The question we keep hearing

 

One thread ran through nearly every Q&A we attended: why are we still talking about this? A decade on from commitments to shift power to local actors, why the same conversation about restricted funding? About risk? About who gets trusted with capital?

 

It's a fair question. What we heard is that many funders still sees these organisations through a risk lens, not a partnership lens. Proximity to the ground gets treated as a liability. Impact, local knowledge, and strong governance often get overlooked. The result rarely resembles partnership. EAPC did not shy away from naming this.

 

Why this is the moment to rebalance

 

The current disruption has created genuine leverage — for organisations willing to use it. Funders are under pressure too. They're asking harder questions about efficiency and demonstrable impact. That pressure changes the conversation. A constrained funder wants fewer, deeper, better-evidenced relationships. Not a portfolio spread too thin to oversee. They want partners who can show strong governance, clean accounting, and impact visible on the ground. Years of results, project momentum, and local knowledge now become real headwinds in your favour — not just credentials on a slide.

 

The organisations that come through this period strongest won't necessarily be the ones with the most diversified income today. They'll be the ones with the clarity to have the hard conversation now, while funders are actively reassessing how they work. Wait too long, and the window closes!

 

What Belmont Fundraising advised

 

True to our style, the session was practical, not theoretical. Delegates left with a complete diagnostic tool, and a short, unglamorous list of next actions:

 

  1. Have the hard conversation now, not later. The right moment to renegotiate terms is exactly when both sides know the old terms are under strain.

  2. Adapt your narrative — address the elephant in the room. If you're still pitching the case you've always pitched, you're not listening. Funder priorities have shifted. Has your narrative?

  3. Make the hard decisions now. Stop spending time on prospects who don't share your vision or model. A scattergun approach isn't a strategy. It's the absence of one. Hone in on two to three funders who are realistic and aligned. Move on from the rest.

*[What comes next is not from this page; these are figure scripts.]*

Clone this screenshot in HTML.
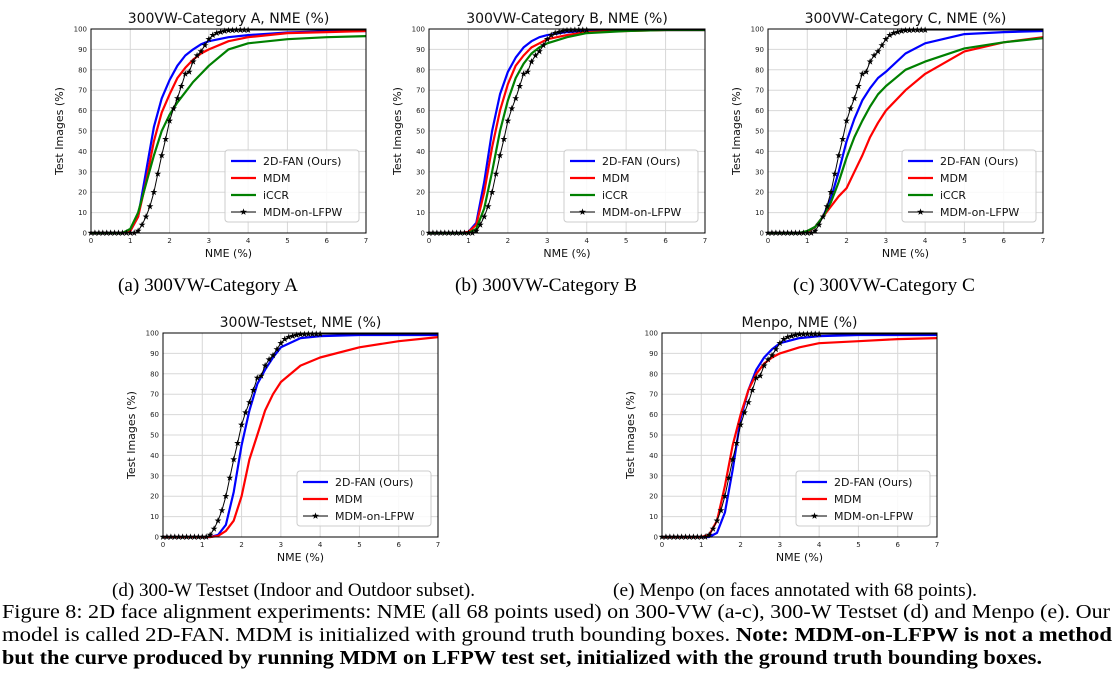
<!DOCTYPE html>
<html><head><meta charset="utf-8"><style>
body{margin:0;background:#fff;width:1116px;height:687px;overflow:hidden}
svg{display:block}
.cap{font-family:"Liberation Serif",serif;font-size:19px;fill:#000}
.fcap{font-family:"Liberation Serif",serif;font-size:20px;fill:#000}
.tick{font-family:"DejaVu Sans",sans-serif;font-size:7px;fill:#222}
.ttl{font-family:"DejaVu Sans",sans-serif;font-size:14px;fill:#111}
.lab{font-family:"DejaVu Sans",sans-serif;font-size:11px;fill:#111}
.leg{font-family:"DejaVu Sans",sans-serif;font-size:11px;fill:#111}
</style></head><body>
<svg id="fig" width="1116" height="687" xmlns="http://www.w3.org/2000/svg">
<text class="cap" x="118" y="291" textLength="180" lengthAdjust="spacingAndGlyphs">(a) 300VW-Category A</text>
<text class="cap" x="455" y="291" textLength="182" lengthAdjust="spacingAndGlyphs">(b) 300VW-Category B</text>
<text class="cap" x="793" y="291" textLength="182" lengthAdjust="spacingAndGlyphs">(c) 300VW-Category C</text>
<text class="cap" x="112" y="596" textLength="363" lengthAdjust="spacingAndGlyphs">(d) 300-W Testset (Indoor and Outdoor subset).</text>
<text class="cap" x="613" y="596" textLength="364" lengthAdjust="spacingAndGlyphs">(e) Menpo (on faces annotated with 68 points).</text>
<text class="fcap" x="2" y="618" textLength="1108" lengthAdjust="spacingAndGlyphs">Figure 8: 2D face alignment experiments: NME (all 68 points used) on 300-VW (a-c), 300-W Testset (d) and Menpo (e). Our</text>
<text class="fcap" x="2" y="641" textLength="1110" lengthAdjust="spacingAndGlyphs">model is called 2D-FAN. MDM is initialized with ground truth bounding boxes. <tspan font-weight="bold">Note: MDM-on-LFPW is not a method</tspan></text>
<text class="fcap" x="2" y="664" font-weight="bold" textLength="1040" lengthAdjust="spacingAndGlyphs">but the curve produced by running MDM on LFPW test set, initialized with the ground truth bounding boxes.</text>
</svg>
<script>
const xs=[0,0.8,1,1.2,1.4,1.6,1.8,2,2.2,2.4,2.6,2.8,3,3.5,4,5,6,7];
const lfpwX=[0,0.1,0.2,0.3,0.4,0.5,0.6,0.7,0.8,0.9,1,1.1,1.2,1.3,1.4,1.5,1.6,1.7,1.8,1.9,2,2.1,2.2,2.3,2.4,2.5,2.6,2.7,2.8,2.9,3,3.1,3.2,3.3,3.4,3.5,3.6,3.7,3.8,3.9,4];
const lfpwY=[0,0,0,0,0,0,0,0,0,0,0,0,1,4,8,13,20,29,38,46,55,61,66,72,78,79,84,87,89,92,95,97,98,98.5,99,99.3,99.4,99.5,99.5,99.5,99.5];
const aBlue=[0,0,1,8,30,52,66,75,82,87,90,92.5,94,96,97,98.3,98.8,99];
const aRed=[0,0,1,8,25,45,59,68,76,81,85,88,90,94,96,98,98.5,99];
const aGreen=[0,0,2,10,24,38,50,58,64,69,74,78,82,90,93,95,96,96.5];
const bBlue=[0,0,0.5,5,25,50,68,79,86,91,94,96,97,98.5,99,99.5,99.5,99.5];
const bRed=[0,0,0.5,4,20,42,60,73,82,87,91,93,95,97,98.5,99,99.5,99.5];
const bGreen=[0,0,0,2,12,30,50,65,76,83,88,91,93,96,98,99,99.5,99.5];
const cBlue=[0,0,0.5,3,8,17,30,45,56,65,71,76,79,88,93,97.5,98.5,99];
const cRed=[0,0,0.5,3,8,13,18,22,30,38,47,54,60,70,78,89,93.5,96];
const cGreen=[0,0,1,3,8,15,25,37,47,55,62,68,72,80,84,90.5,93.5,95.5];
const dBlue=[0,0,0,0,1,6,22,45,62,75,82,88,93,97.5,98.5,99,99,99];
const dRed=[0,0,0,0,0.5,3,8,20,38,50,62,70,76,84,88,93,96,98];
const eBlue=[0,0,0,0,2,12,33,58,72,82,88,92,95,97.5,98.5,99,99,99];
const eRed=[0,0,0,1,8,25,45,60,72,80,85,88,90,93,95,96,97,97.5];
const xTicks=[0,1,2,3,4,5,6,7];
const yTicks=[0,10,20,30,40,50,60,70,80,90,100];
const legendNames=["2D-FAN (Ours)","MDM","iCCR","MDM-on-LFPW"];
const NS="http://www.w3.org/2000/svg";
const fig=document.getElementById('fig');
function mk(t,a,p){const e=document.createElementNS(NS,t);for(const k in a)e.setAttribute(k,a[k]);(p||fig).appendChild(e);return e;}
function star(cx,cy,r){let s="";for(let i=0;i<10;i++){const rr=i%2?r*0.4:r;const a=-Math.PI/2+i*Math.PI/5;s+=(i?"L":"M")+(cx+rr*Math.cos(a)).toFixed(1)+","+(cy+rr*Math.sin(a)).toFixed(1);}return s+"Z";}
function chart(id,L,T,R,B,title,series){
  const g=mk('g',{});
  
  
  const sx=v=>L+(R-L)*v/7, sy=v=>B-(B-T)*v/100;
  for(const v of xTicks){const l=mk('line',{x1:sx(v),x2:sx(v),y1:T,y2:B,stroke:'#d8d8d8','stroke-width':1},g);
    
    const t=mk('text',{x:sx(v),y:B+10,'text-anchor':'middle',class:'tick'},g);t.textContent=v;
    }
  for(const v of yTicks){const l=mk('line',{x1:L,x2:R,y1:sy(v),y2:sy(v),stroke:'#d8d8d8','stroke-width':1},g);
    
    const t=mk('text',{x:L-4,y:sy(v)+2.5,'text-anchor':'end',class:'tick'},g);t.textContent=v;
    }
  for(const s of series){
    let d="";
    if(s.lfpw){lfpwX.forEach((x,i)=>{d+=(i?"L":"M")+sx(x).toFixed(1)+","+sy(lfpwY[i]).toFixed(1);});d+="L"+sx(7)+","+sy(lfpwY[lfpwY.length-1]);}
    else s.y.forEach((v,i)=>{d+=(i?"L":"M")+sx(xs[i]).toFixed(1)+","+sy(v).toFixed(1);});
    const p=mk('path',{d:d,fill:'none',stroke:s.c,'stroke-width':s.lfpw?1:2.2,'stroke-linejoin':'round'},g);
    
    if(s.lfpw){let sd="";lfpwX.forEach((x,i)=>{sd+=star(sx(x),sy(lfpwY[i]),3.6);});
      const st=mk('path',{d:sd,fill:'#000'},g);}
  }
  const fr=mk('rect',{x:L,y:T,width:R-L,height:B-T,fill:'none',stroke:'#000','stroke-width':1},g);
  
  const tt=mk('text',{x:(L+R)/2,y:T-6,'text-anchor':'middle',class:'ttl'},g);tt.textContent=title;
  
  const xl=mk('text',{x:(L+R)/2,y:B+24,'text-anchor':'middle',class:'lab'},g);xl.textContent='NME (%)';
  
  const yx=L-28,yy=(T+B)/2;
  const yl=mk('text',{x:yx,y:yy,'text-anchor':'middle',class:'lab',transform:'rotate(-90 '+yx+' '+yy+')'},g);yl.textContent='Test Images (%)';
  
  const n=series.length,lw=134,lh=n*17+4,lx=R-lw-7,ly=B-11-lh;
  const lg=mk('g',{},g);
  mk('rect',{x:lx,y:ly,width:lw,height:lh,fill:'#fff','fill-opacity':0.85,stroke:'#ccc',rx:3},lg);
  series.forEach((s,i)=>{const y=ly+11+i*17;
    const e=mk('g',{},lg);
    mk('line',{x1:lx+6,x2:lx+31,y1:y,y2:y,stroke:s.c,'stroke-width':s.lfpw?1:2.2},e);
    if(s.lfpw)mk('path',{d:star(lx+18.5,y,3.6),fill:'#000'},e);
    const t=mk('text',{x:lx+38,y:y+4,class:'leg'},e);t.textContent=s.label;});
}
const B_='#0000ff',R_='#ff0000',G_='#008000';
chart('a',91,29,366,233,'300VW-Category A, NME (%)',[{n:'2d-fan',label:legendNames[0],c:B_,y:aBlue},{n:'mdm',label:legendNames[1],c:R_,y:aRed},{n:'iccr',label:legendNames[2],c:G_,y:aGreen},{n:'mdm-on-lfpw',label:legendNames[3],c:'#000',lfpw:true}]);
chart('b',429,29,705,233,'300VW-Category B, NME (%)',[{n:'2d-fan',label:legendNames[0],c:B_,y:bBlue},{n:'mdm',label:legendNames[1],c:R_,y:bRed},{n:'iccr',label:legendNames[2],c:G_,y:bGreen},{n:'mdm-on-lfpw',label:legendNames[3],c:'#000',lfpw:true}]);
chart('c',768,29,1043,233,'300VW-Category C, NME (%)',[{n:'2d-fan',label:legendNames[0],c:B_,y:cBlue},{n:'mdm',label:legendNames[1],c:R_,y:cRed},{n:'iccr',label:legendNames[2],c:G_,y:cGreen},{n:'mdm-on-lfpw',label:legendNames[3],c:'#000',lfpw:true}]);
chart('d',163,333,438,537,'300W-Testset, NME (%)',[{n:'2d-fan',label:legendNames[0],c:B_,y:dBlue},{n:'mdm',label:legendNames[1],c:R_,y:dRed},{n:'mdm-on-lfpw',label:legendNames[3],c:'#000',lfpw:true}]);
chart('e',662,333,937,537,'Menpo, NME (%)',[{n:'2d-fan',label:legendNames[0],c:B_,y:eBlue},{n:'mdm',label:legendNames[1],c:R_,y:eRed},{n:'mdm-on-lfpw',label:legendNames[3],c:'#000',lfpw:true}]);
</script>
</body></html>
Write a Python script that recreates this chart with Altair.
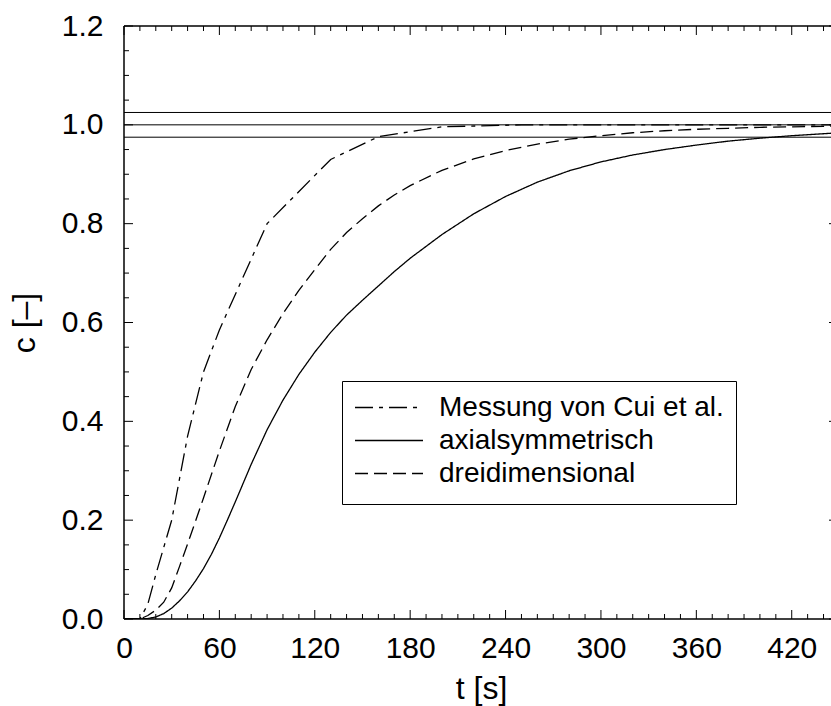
import altair as alt
import pandas as pd

FONT = "Liberation Sans"

SERIES = ["Messung von Cui et al.", "axialsymmetrisch", "dreidimensional"]

# Messung von Cui et al. (dash-dot polyline)
T_CUI = [0, 10, 15, 20, 30, 40, 50, 60, 90, 130, 160, 200, 250, 450]
C_CUI = [0.0, 0.0, 0.03, 0.09, 0.2, 0.37, 0.5, 0.585, 0.8, 0.93, 0.976, 0.996, 1.0, 1.0]

# axialsymmetrisch (solid)
T_AX = [0, 10, 15, 20, 25, 30, 35, 40, 45, 50, 55, 60, 65, 70, 80, 90, 100, 110, 120,
        130, 140, 150, 160, 170, 180, 200, 220, 240, 260, 280, 300, 320, 340, 360, 380,
        400, 420, 440, 450]
C_AX = [0.0, 0.0, 0.001, 0.004, 0.011, 0.022, 0.037, 0.055, 0.077, 0.102, 0.131, 0.164,
        0.2, 0.237, 0.313, 0.383, 0.443, 0.495, 0.54, 0.58, 0.615, 0.645, 0.674, 0.703,
        0.73, 0.778, 0.82, 0.855, 0.884, 0.907, 0.925, 0.939, 0.95, 0.959, 0.967,
        0.973, 0.978, 0.982, 0.984]

# dreidimensional (dashed)
T_3D = [0, 10, 15, 20, 25, 30, 35, 40, 45, 50, 60, 70, 80, 90, 100, 110, 120, 130,
        140, 150, 160, 170, 180, 200, 220, 240, 260, 280, 300, 320, 340, 360, 380,
        400, 420, 440, 450]
C_3D = [0.0, 0.0, 0.007, 0.018, 0.034, 0.063, 0.107, 0.152, 0.198, 0.245, 0.34, 0.43,
        0.505, 0.565, 0.618, 0.665, 0.707, 0.748, 0.782, 0.81, 0.836, 0.858, 0.877,
        0.908, 0.931, 0.948, 0.961, 0.971, 0.978, 0.984, 0.988, 0.991, 0.993, 0.995,
        0.996, 0.997, 0.998]

REF_LINES = [0.975, 1.0, 1.025]

X_LABELS = [0, 60, 120, 180, 240, 300, 360, 420]
X_MINOR = [10, 20, 30, 40, 50, 70, 80, 90, 100, 110, 130, 140, 150, 160, 170, 190, 200,
           210, 220, 230, 250, 260, 270, 280, 290, 310, 320, 330, 340, 350, 370, 380,
           390, 400, 410, 430, 440]
Y_MAJOR = [0.0, 0.2, 0.4, 0.6, 0.8, 1.0, 1.2]
Y_MINOR = [0.05, 0.1, 0.15, 0.25, 0.3, 0.35, 0.45, 0.5, 0.55, 0.65, 0.7, 0.75, 0.85,
           0.9, 0.95, 1.05, 1.1, 1.15]

W, H = 707, 593
XMAX = 444.7

df = pd.concat([
    pd.DataFrame({"t": T_CUI, "c": C_CUI, "series": SERIES[0]}),
    pd.DataFrame({"t": T_AX, "c": C_AX, "series": SERIES[1]}),
    pd.DataFrame({"t": T_3D, "c": C_3D, "series": SERIES[2]}),
], ignore_index=True)

xs = alt.Scale(domain=[0, XMAX], nice=False, zero=False)
ys = alt.Scale(domain=[0, 1.2], nice=False)

x_axis = alt.Axis(values=X_LABELS, ticks=False, domain=False, grid=False,
                  labelFontSize=30, labelFont=FONT, labelColor="black",
                  labelPadding=14, labelFlush=False, labelOverlap=False,
                  title="t [s]", titleFontSize=32, titleFont=FONT,
                  titleFontWeight="normal", titleColor="black",
                  titleX=357, titleY=79, titleBaseline="alphabetic")
y_axis = alt.Axis(values=Y_MAJOR, format=".1f", ticks=False, domain=False, grid=False,
                  labelFontSize=30, labelFont=FONT, labelColor="black",
                  labelPadding=21, labelOverlap=False, labelFlush=False,
                  title="c [–]", titleFontSize=32, titleFont=FONT,
                  titleFontWeight="normal", titleColor="black",
                  titleAngle=270, titleX=-89.5, titleY=296.5,
                  titleBaseline="alphabetic", titleAlign="center")

XE = lambda: alt.X("t:Q", scale=xs, axis=x_axis)
YE = lambda: alt.Y("c:Q", scale=ys, axis=y_axis)

# legend symbol: horizontal line drawn from a custom path (unit = sqrt(size)/2)
SYM_S = 27
SYM_PATH = "M-1,0H4.037M0,1.167"

lines = alt.Chart(df).mark_line(clip=True, strokeWidth=1.3, color="black").encode(
    x=XE(),
    y=YE(),
    strokeDash=alt.StrokeDash(
        "series:N",
        scale=alt.Scale(domain=SERIES, range=[[18, 6, 4, 6], [1, 0], [13, 6]]),
        legend=alt.Legend(title=None, orient="none", legendX=218, legendY=355,
                          strokeColor="black", fillColor="white", padding=12,
                          labelFontSize=28, labelFont=FONT, labelColor="black",
                          labelLimit=0, labelOffset=56, rowPadding=-0.5,
                          symbolType=SYM_PATH, symbolSize=SYM_S * SYM_S,
                          symbolStrokeWidth=1.3, symbolStrokeColor="black"),
    ),
)

refs = alt.Chart(pd.DataFrame({"c": REF_LINES})).mark_rule(
    color="black", strokeWidth=1).encode(y=YE())

frame_h = alt.Chart(pd.DataFrame({"c": [0.0, 1.2]})).mark_rule(
    color="black", strokeWidth=1.5).encode(y=YE())
frame_v = alt.Chart(pd.DataFrame({"t": [0]})).mark_rule(
    color="black", strokeWidth=1.5).encode(x=XE())

xmaj = pd.DataFrame({"t": X_LABELS})
xmin = pd.DataFrame({"t": X_MINOR})
ymaj = pd.DataFrame({"c": Y_MAJOR})
ymin = pd.DataFrame({"c": Y_MINOR})

def xtick(data, y0, y1):
    return alt.Chart(data).mark_rule(color="black", strokeWidth=1).encode(
        x=XE(), y=alt.value(y0), y2=alt.value(y1))

def ytick(data, x0, x1):
    return alt.Chart(data).mark_rule(color="black", strokeWidth=1).encode(
        y=YE(), x=alt.value(x0), x2=alt.value(x1))

ticks = [
    xtick(xmaj, H, H - 9), xtick(xmin, H, H - 5),
    xtick(xmaj, 0, 9), xtick(xmin, 0, 5),
    ytick(ymaj, 0, 9), ytick(ymin, 0, 5),
    ytick(ymaj, W - 2, W),
]

chart = alt.layer(lines, refs, *ticks, frame_h, frame_v).properties(
    width=W, height=H,
    autosize=alt.AutoSizeParams(type="none"),
    padding={"left": 124, "top": 26, "right": 0, "bottom": 87},
    background="white",
).configure_view(strokeWidth=0)

chart.save("out.html", embed_options={"renderer": "svg", "actions": False})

  4. Invest real time in your narrative, for each funder. Give it the same rigour as a financial model. Refine the case for why your institution deserves sustained investment — not just project funding.

  5. Sit down, director to director. An RFP is not a relationship. The conversations that shift funding trajectories happen between people. Sometimes that means being honest about the fragility in your own funding model, instead of presenting a polished façade.

  6. Give funders the evidence, and give them time. Show your impact, your local knowledge, your governance. Let funders arrive at the conclusion themselves: this institution merits sustained, less restricted capital. Then don't rush them.

  7. Lean into the moment. Use the confidence in the room at EAPC. Notice what peer organisations are doing. Notice what funders are signalling they want — efficiency, demonstrable impact, real collaboration. Position accordingly.

 

The conversations that mattered most happened off the agenda

 

Some of the best moments of EAPC didn't happen on stage. They happened in the corridors. Over coffee. At dinner. Delegates comparing notes on what's actually working. Peers being honest about what isn't. That energy is hard to manufacture. Thank you to the EAPC team for creating this environment.

 

Belmont Fundraising is not a ‘silver bullet’ solution to all of your funding needs. No one is. What we do offer however, is practical guidance. We help organisations focus on what they can control, prioritise the relationships that matter most, and adapt with confidence to a changed environment. That is the work, and while unglamorous, is exactly what this moment calls for.